Columnists, Sports

In the Paint: It’s Duke’s tournament to lose

Freshman forward Wendell Carter Jr. is one of Duke University’s key defensive players. PHOTO COURTESY WIKIMEDIA COMMONS

The first weekend of March Madness left basketball fans soaking up upset after upset like a Boston University student in Florida during spring break. With some of the nation’s best teams sent packing, only one clear favorite has survived to the Sweet 16: the Duke University Blue Devils.

Enemies down

As noted in my last column, I picked the University of Virginia to take home the trophy. I’m not going to lie, I truly thought the Wahoos were the best team around, but the University of Maryland, Baltimore County had other plans. And with other big time programs going down early — the University of Arizona, Xavier University and Michigan State University to name a few — not a whole lot stands in the way of the Blue Devils.

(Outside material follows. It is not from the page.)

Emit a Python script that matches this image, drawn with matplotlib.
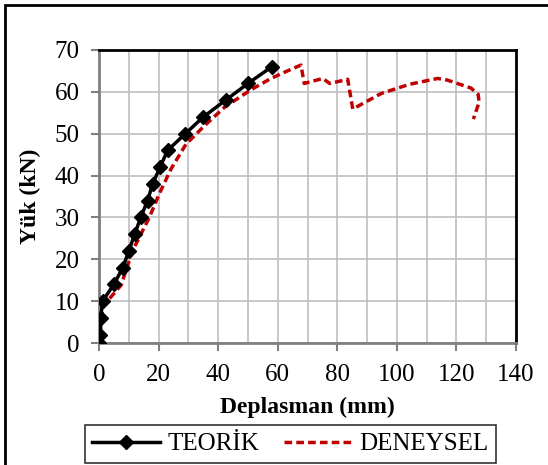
import matplotlib.pyplot as plt
from matplotlib.patches import Rectangle
from matplotlib.lines import Line2D

plt.rcParams['font.family'] = ['Liberation Serif', 'DejaVu Serif']

# TEORIK (theoretical) curve
teorik_x = [0, 0.5, 0.6, 1.2, 5, 8, 10, 12, 14, 16.3, 18, 20.5, 23, 29, 35, 42.5, 50, 58]
teorik_y = [0, 2, 6, 10, 14, 18, 22, 26, 30, 34, 38, 42, 46, 50, 54, 58, 62, 66]

# DENEYSEL (experimental) curve
deney_x = [0, 0.5, 1.5, 4, 7.4, 11.3, 16.9, 20.2, 24.2, 29.2, 35.4, 42.1, 51, 58, 64.5, 67.8,
           68.9, 75.1, 77.5, 83.5, 85.2, 94.7, 104.2, 113.7, 117, 124.9, 127.3, 127.6, 125.7]
deney_y = [0, 5, 9, 11, 13.8, 22.1, 30, 35.6, 41.6, 47.5, 51.9, 56.3, 60.5, 63.3, 65.4, 66.4,
           62, 63.2, 62, 63.0, 55.9, 59.6, 61.8, 63.2, 62.8, 60.9, 59.4, 57.5, 53.5]

fig = plt.figure(figsize=(5.48, 4.65), dpi=100)
ax = fig.add_axes([99 / 548, 1 - 343 / 465, 417 / 548, 293 / 465])

ax.plot(deney_x, deney_y, color='#C00000', lw=2.5, ls=(0, (2.2, 1.2)), zorder=3)
ax.plot(teorik_x, teorik_y, color='black', lw=2.5, marker='D', ms=7, zorder=4)

ax.set_xlim(0, 140)
ax.set_ylim(0, 70)
ax.set_xticks(range(0, 141, 20))
ax.set_yticks(range(0, 71, 10))
ax.set_xticks(range(0, 141, 10), minor=True)
ax.grid(True, which='both', color='#BFBFBF', lw=1.2)
ax.set_axisbelow(True)
ax.tick_params(axis='both', which='major', labelsize=18, color='#808080', length=6, width=1.5)
ax.tick_params(axis='x', which='major', pad=9)
ax.tick_params(axis='y', which='major', pad=8)
ax.tick_params(axis='x', which='minor', length=0)
for s in ['left', 'bottom']:
    ax.spines[s].set_color('#808080')
    ax.spines[s].set_linewidth(2)
for s in ['top', 'right']:
    ax.spines[s].set_color('black')
    ax.spines[s].set_linewidth(2)

ax.set_xlabel('Deplasman (mm)', fontsize=17, fontweight='bold', labelpad=8)
ax.set_ylabel('Yük (kN)', fontsize=17, fontweight='bold', labelpad=10)

handles = [Line2D([], [], color='black', lw=2.5, marker='D', ms=7),
           Line2D([], [], color='#C00000', lw=2.5, ls=(0, (2.2, 1.2)))]
leg = fig.legend(handles, ['TEORİK', 'DENEYSEL'], ncol=2, fontsize=18,
                 loc='center', bbox_to_anchor=(290 / 548, 1 - 444 / 465),
                 frameon=True, fancybox=False, edgecolor='black',
                 handlelength=2.7, handletextpad=0.3, columnspacing=1.0,
                 borderpad=0.3, borderaxespad=0)
leg.get_frame().set_linewidth(1.2)

fig.patches.append(Rectangle((5 / 548, -0.1), 1.2, 1 - 5 / 465 + 0.1,
                             transform=fig.transFigure, fill=False,
                             edgecolor='black', lw=2))

fig.savefig('out.png', dpi=100)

Don’t get me wrong, the University of Kansas is the real deal. But as a member of the Atlantic Coast Conference, Duke is used to playing “real deals” on a regular basis. As they did in the first two rounds, which included an 89-67 win over Iona College and an 87-62 victory against the University of Rhode Island, the Blue Devils are set to breeze through Syracuse University and Kansas.

However, that still leaves Villanova University in the Final Four. The No. 1 seed out of the East Region is no joke and demands to be taken seriously.

Mikal Bridges (18 points and 5.4 rebounds per game) and Jalen Brunson (19.1 points and 4.7 assists per game) headline one of the most talented teams in college basketball.

But Duke is just better. Let me explain.

Pure talent

Duke’s roster is phenomenal — there’s no argument here. I’m not kidding when I say the starting five could compete in the NBA right now.

Yes, Bridges is a force to be reckoned with in the paint. I sure as heck wouldn’t want to be caught on the wrong side of a Bridges swat. But has he had to go against the twin towers of Wendell Carter Jr. and Marvin Bagley III? No sir.

Bagley is the best non-professional basketball player currently walking the face of the Earth. The true freshman averages 21.2 points per game off of 61.3 percent shooting, to go with 11.3 rebounds. The kid will be tearing up “The League” for years after leaving school.

And if Bridges is somehow able to stop Bagley — don’t hold your breath — Carter will be waiting right there for him. The Atlanta native is the best defensive weapon in Duke’s program, averaging a team-high 2.1 blocks per game.

You get the point.

With Trae Young, DeAndre Ayton, Collin Sexton, Mohamed Bamba and Jaren Jackson Jr. all already ousted from the tournament, Carter and Bagley are the only players still alive who are projected by most to be top 10 picks in the 2018 NBA Draft.

And hey, as much as you’re going to hate me for saying this, Grayson Allen isn’t too bad either. Let’s start respecting him.

Always count on Coach K

Just like Gregg Popovich, Bill Belichick and Pat Summitt, there are just some coaches that you know won’t let you down. Duke’s Mike Krzyzewski is first all-time in NCAA Division I men’s basketball coaching wins with 1,099.

The man has taken the Blue Devils to 12 Final Fours, and took home the trophy on five separate occasions. My point is that while his roster may be young, Coach K has all the experience needed to win big games. It would take career performances from Brunson and Bridges to break down whatever scheme Krzyzewski throws at them.

In a tournament full of surprises, people have become hesitant to make such confident predictions. But what I have seen from the Blue Devils so far this season has persuaded me on one thing: It’s Duke’s tournament to lose.

One Comment

  1. Really? Villanova I think has a better team.